Blackhawk basketball coach Steve Lodovico took job ‘for a year,’ resigns 18 seasons later after building WPIAL powerhouse
Monday, April 3, 2023 | 11:17 AM
Eighteen years ago, Steve Lodovico applied to be Blackhawk’s boys basketball coach, hoping to replace his legendary mentor John Miller, who was retiring.
Instead, the school offered Lodovico the girls program.
“I really wanted the boys job at that point, so I turned it down,” he said. “I didn’t want to coach girls. But I went home and talked about it with my family. They said, ‘Just do it for a year.’
“Here I am 18 years later.”
Lodovico said he’s fortunate he reconsidered. But after winning four WPIAL titles, two state championships and more than 300 games, his successful tenure as Blackhawk’s girls coach is ending. Lodovico resigned Monday to spend more time with his family.
Blackhawk went 25-5 this winter and was both the WPIAL and PIAA Class 4A runner-up. His exit comes a little more than a week after a 53-45 loss to Lansdale Catholic in the state finals.
“As a coach living in another district, you sacrifice a lot of time away from family,” Lodovico said. “I have an amazing wife and three wonderful kids that I want to be there for, and my time will now be invested with them. They have allowed me to pursue my passion in coaching. I now want to be there for them as they go along their journey.”
Lodovico, 45, said he’s taking a “breather” from coaching. He and wife Becky have a daughter, Maya, 13, and two sons, Jase, 10, and Vinny, 6. They live in the Seneca Valley district.
He met with his Blackhawk players Monday morning to break the news.
“I’ve coached so many great girls and amazing individuals,” he said. “They’re more than just players. It’s the relationships you build through the years. Today, the number of former players who reached out to say how much they enjoyed playing in our program, that’s what I’ll miss.”
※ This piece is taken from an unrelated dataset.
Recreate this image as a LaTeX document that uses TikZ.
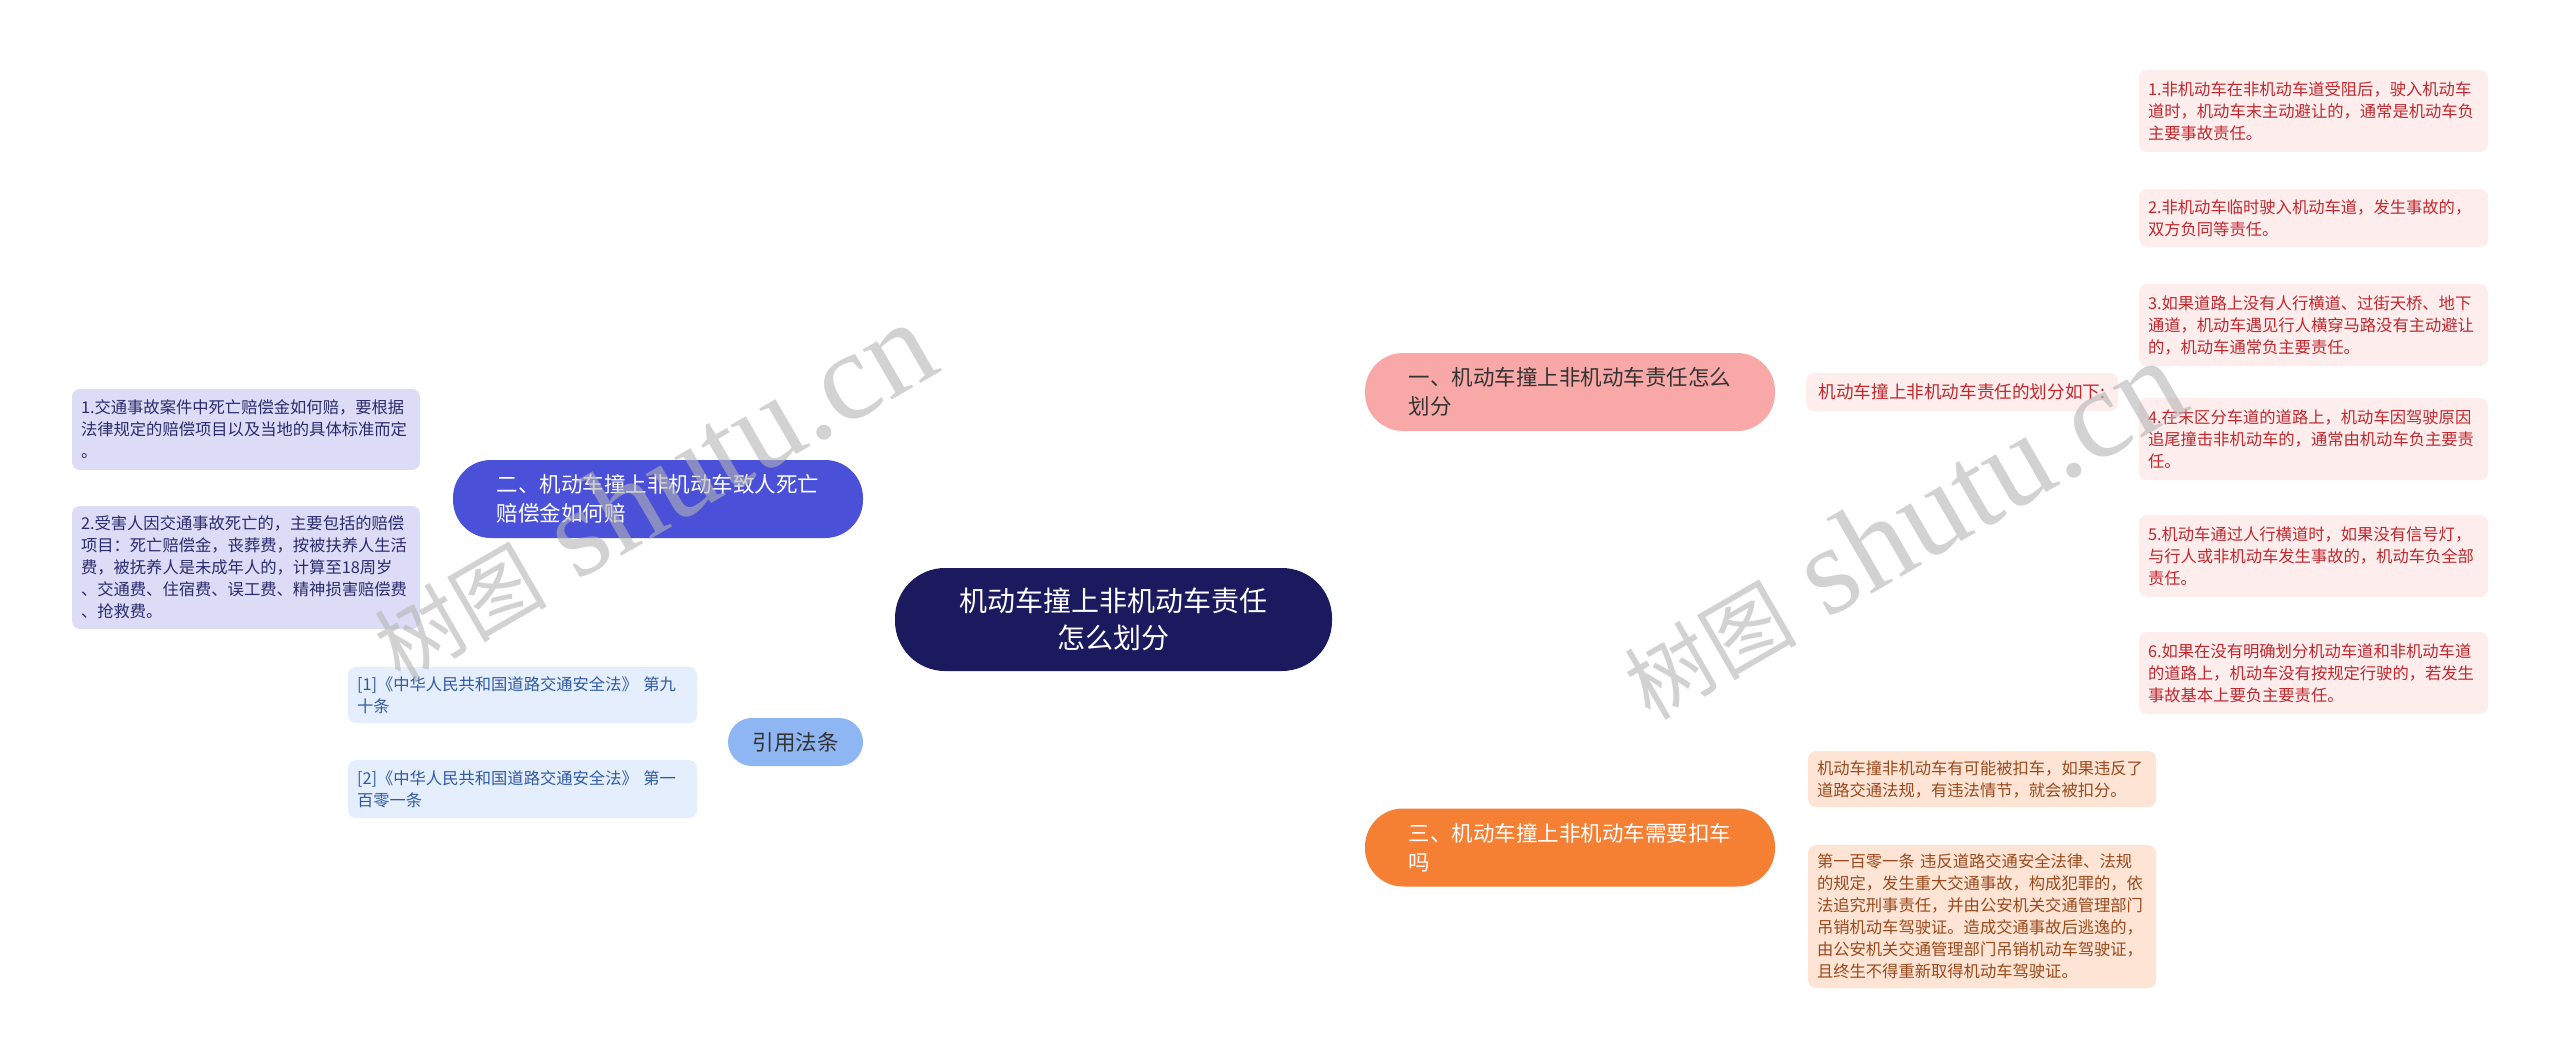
\documentclass[tikz,border=0pt]{standalone}
\usepackage{fontspec}
\setmainfont{Noto Sans CJK SC}
\newfontfamily\wmserif{Liberation Serif}
\usetikzlibrary{calc}
\pgfdeclarelayer{bg}
\pgfdeclarelayer{wm}
\pgfsetlayers{bg,main,wm}
\definecolor{rootbg}{HTML}{1C1A5E}
\definecolor{pinkbg}{HTML}{F9A8A8}
\definecolor{pinkleaf}{HTML}{FDEDED}
\definecolor{pinktext}{HTML}{C0282D}
\definecolor{pinkline}{HTML}{F0A5A5}
\definecolor{navybg}{HTML}{4A50D8}
\definecolor{navyleaf}{HTML}{DCDCF7}
\definecolor{navytext}{HTML}{2A2A6E}
\definecolor{navyline}{HTML}{30349A}
\definecolor{bluebg}{HTML}{8DB6F3}
\definecolor{blueleaf}{HTML}{E5EEFC}
\definecolor{bluetext}{HTML}{2F5AA6}
\definecolor{blueline}{HTML}{7EA6E6}
\definecolor{orbg}{HTML}{F57F33}
\definecolor{orleaf}{HTML}{FDE4D5}
\definecolor{ortext}{HTML}{9A4A1C}
\definecolor{orline}{HTML}{E8803A}
\definecolor{darktext}{HTML}{333333}
\definecolor{wmgray}{HTML}{B4B4B4}
\begin{document}
\begin{tikzpicture}[x=1pt,y=-1pt,
  leaf/.style={rounded corners=8pt, inner xsep=9pt, inner ysep=0pt, align=left,
    font=\fontsize{16.3}{22}\selectfont, text width=331pt},
  pill/.style={rounded corners=38pt, inner xsep=43.5pt, inner ysep=0pt, align=left,
    text width=323pt, minimum height=78pt, font=\fontsize{21.5}{29}\selectfont},
  mainline/.style={line width=2.8pt},
  brk/.style={line width=2pt, rounded corners=9pt},
  wmark/.style={rotate=30, text=wmgray, opacity=0.6, inner sep=0pt}]
\useasboundingbox (0,0) rectangle (2560,1062);
\fill[white] (0,0) rectangle (2560,1062);

% root
\node[fill=rootbg, text=white, rounded corners=50pt, minimum width=437pt, minimum height=103pt,
  align=center, inner sep=0pt, font=\fontsize{28}{37}\selectfont] (root) at (1113.5,619.5)
  {机动车撞上非机动车责任\\怎么划分};

% branch 1
\node[pill, fill=pinkbg, text=darktext] (n1) at (1570,392) {一、机动车撞上非机动车责任怎么\\划分};
\node[rounded corners=8pt, fill=pinkleaf, text=pinktext, minimum width=312pt, minimum height=38pt,
  inner sep=0pt, font=\fontsize{17.6}{22}\selectfont] (m) at (1962,392) {机动车撞上非机动车责任的划分如下:};
\node[leaf, fill=pinkleaf, text=pinktext, minimum height=82pt] (L1) at (2313.5,111)
  {1.非机动车在非机动车道受阻后，驶入机动车\\道时，机动车末主动避让的，通常是机动车负\\主要事故责任。};
\node[leaf, fill=pinkleaf, text=pinktext, minimum height=58pt] (L2) at (2313.5,218)
  {2.非机动车临时驶入机动车道，发生事故的，\\双方负同等责任。};
\node[leaf, fill=pinkleaf, text=pinktext, minimum height=82pt] (L3) at (2313.5,325)
  {3.如果道路上没有人行横道、过街天桥、地下\\通道，机动车遇见行人横穿马路没有主动避让\\的，机动车通常负主要责任。};
\node[leaf, fill=pinkleaf, text=pinktext, minimum height=82pt] (L4) at (2313.5,439)
  {4.在末区分车道的道路上，机动车因驾驶原因\\追尾撞击非机动车的，通常由机动车负主要责\\任。};
\node[leaf, fill=pinkleaf, text=pinktext, minimum height=82pt] (L5) at (2313.5,556)
  {5.机动车通过人行横道时，如果没有信号灯，\\与行人或非机动车发生事故的，机动车负全部\\责任。};
\node[leaf, fill=pinkleaf, text=pinktext, minimum height=82pt] (L6) at (2313.5,673)
  {6.如果在没有明确划分机动车道和非机动车道\\的道路上，机动车没有按规定行驶的，若发生\\事故基本上要负主要责任。};

% branch 3
\node[pill, fill=orbg, text=white] (n3) at (1570,847.5) {三、机动车撞上非机动车需要扣车\\吗};
\node[leaf, fill=orleaf, text=ortext, minimum height=56pt, text width=330pt] (a) at (1982,779)
  {机动车撞非机动车有可能被扣车，如果违反了\\道路交通法规，有违法情节，就会被扣分。};
\node[leaf, fill=orleaf, text=ortext, minimum height=143pt, text width=330pt] (b) at (1982,916.5)
  {第一百零一条 违反道路交通安全法律、法规\\的规定，发生重大交通事故，构成犯罪的，依\\法追究刑事责任，并由公安机关交通管理部门\\吊销机动车驾驶证。造成交通事故后逃逸的，\\由公安机关交通管理部门吊销机动车驾驶证，\\且终生不得重新取得机动车驾驶证。};

% branch 2
\node[pill, fill=navybg, text=white] (n2) at (658,499) {二、机动车撞上非机动车致人死亡\\赔偿金如何赔};
\node[leaf, fill=navyleaf, text=navytext, minimum height=81pt, text width=330pt] (c1) at (246,429.5)
  {1.交通事故案件中死亡赔偿金如何赔，要根据\\法律规定的赔偿项目以及当地的具体标准而定\\。};
\node[leaf, fill=navyleaf, text=navytext, minimum height=123pt, text width=330pt] (c2) at (246,567.5)
  {2.受害人因交通事故死亡的，主要包括的赔偿\\项目：死亡赔偿金，丧葬费，按被扶养人生活\\费，被抚养人是未成年人的，计算至18周岁\\、交通费、住宿费、误工费、精神损害赔偿费\\、抢救费。};

% references
\node[fill=bluebg, text=darktext, rounded corners=24pt, minimum width=135pt, minimum height=48pt,
  inner sep=0pt, font=\fontsize{21.5}{29}\selectfont] (q) at (795.5,742) {引用法条};
\node[leaf, fill=blueleaf, text=bluetext, minimum height=56pt] (r1) at (522.5,695)
  {[1]《中华人民共和国道路交通安全法》 第九\\十条};
\node[leaf, fill=blueleaf, text=bluetext, minimum height=58pt] (r2) at (522.5,789)
  {[2]《中华人民共和国道路交通安全法》 第一\\百零一条};

\begin{pgfonlayer}{bg}
  % main curves from root
  \coordinate (s1) at (1120,620);
  \coordinate (s2) at (1098,620);
  \coordinate (s3) at (1088,620);
  \coordinate (s4) at (1118,620);
  \draw[mainline, pinkline] (s1) .. controls (s1 |- n1.west) .. (n1.west);
  \draw[mainline, navyline] (s2) .. controls (s2 |- n2.east) .. (n2.east);
  \draw[mainline, blueline] (s3) .. controls (s3 |- q.east) .. (q.east);
  \draw[mainline, orline] (s4) .. controls (s4 |- n3.west) .. (n3.west);

  % pink brackets
  \draw[line width=2pt, pinkline] (n1.east) -- (m.west);
  \coordinate (pb) at ($(m.east)+(6,0)$);
  \draw[line width=2pt, pinkline] (m.east) -- (pb);
  \foreach \t in {L1,L2,L3,L4,L5,L6} \draw[brk, pinkline] (pb) |- (\t.west);

  % orange brackets
  \coordinate (ob) at ($(n3.east)+(18,0)$);
  \draw[line width=2pt, orline] (n3.east) -- (ob);
  \foreach \t in {a,b} \draw[brk, orline] (ob) |- (\t.west);

  % navy brackets
  \coordinate (nb) at ($(n2.west)+(-16,0)$);
  \draw[line width=2pt, navyline] (n2.west) -- (nb);
  \foreach \t in {c1,c2} \draw[brk, navyline] (nb) |- (\t.east);

  % blue brackets
  \coordinate (qb) at ($(q.west)+(-15,0)$);
  \draw[line width=2pt, blueline] (q.west) -- (qb);
  \foreach \t in {r1,r2} \draw[brk, blueline] (qb) |- (\t.east);
\end{pgfonlayer}

\begin{pgfonlayer}{wm}
  \node[wmark] (w1) at (652,492) {{\fontsize{86}{86}\selectfont 树图}{\wmserif\fontsize{126}{126}\selectfont\ shutu.cn}};
  \node[wmark] (w2) at (1902,530) {{\fontsize{86}{86}\selectfont 树图}{\wmserif\fontsize{126}{126}\selectfont\ shutu.cn}};
\end{pgfonlayer}
\end{tikzpicture}
\end{document}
As a player, Lodovico was a starter on the Blackhawk boys teams that won state titles in 1995 and ’96 under Miller. He played college basketball at LaRoche and afterward decided to coach.
At 27, Blackhawk gave him his first head coaching job in 2005. He led the Cougars to consecutive state championships in 2014 and ’15, and won WPIAL titles in 2011, ’14, ’15 and ’22.
His career record is 348-128
“The girls game was different, but once I got going I really enjoyed it,” he said. “I had other opportunities to move and coach boys, but just never really had any interest. I was happy where I was and what we built at Blackhawk.”
Lodovico said basketball concepts don’t change regardless of gender, but his approach to coaching did evolve over the years. The Cougars went 45-56 in his first four seasons, but they’re 303-72 in the 14 years since.
“At the beginning, I kind of coached them the way I was coached by John Miller, but you have to be able to adjust,” he said. “There are a lot of feelings with girls. You have to be able to break them down, but also be able to build them back up. I learned as I went that you have to approach it differently.”
Since 2011, he had nine seasons with at least 20 wins.
This year’s 25-win season didn’t end with a WPIAL or PIAA banner, but Lodovico kept the team moving forward despite a key late-season injury. Mercyhurst recruit Quinn Borroni was lost to a torn Achilles tendon in a scrimmage just before the postseason.
Still the Cougars reached the WPIAL finals, stretched their season to the state finals and had a second-half lead in Hershey.
“When you lose arguably your best player, I think a lot of people counted us out,” Lodovico said. “It was really enjoyable to see how these girls rallied around that and how far we made it. I don’t think many people thought we would be sitting in Hershey, playing in the state championship game and, honestly, almost win that thing.”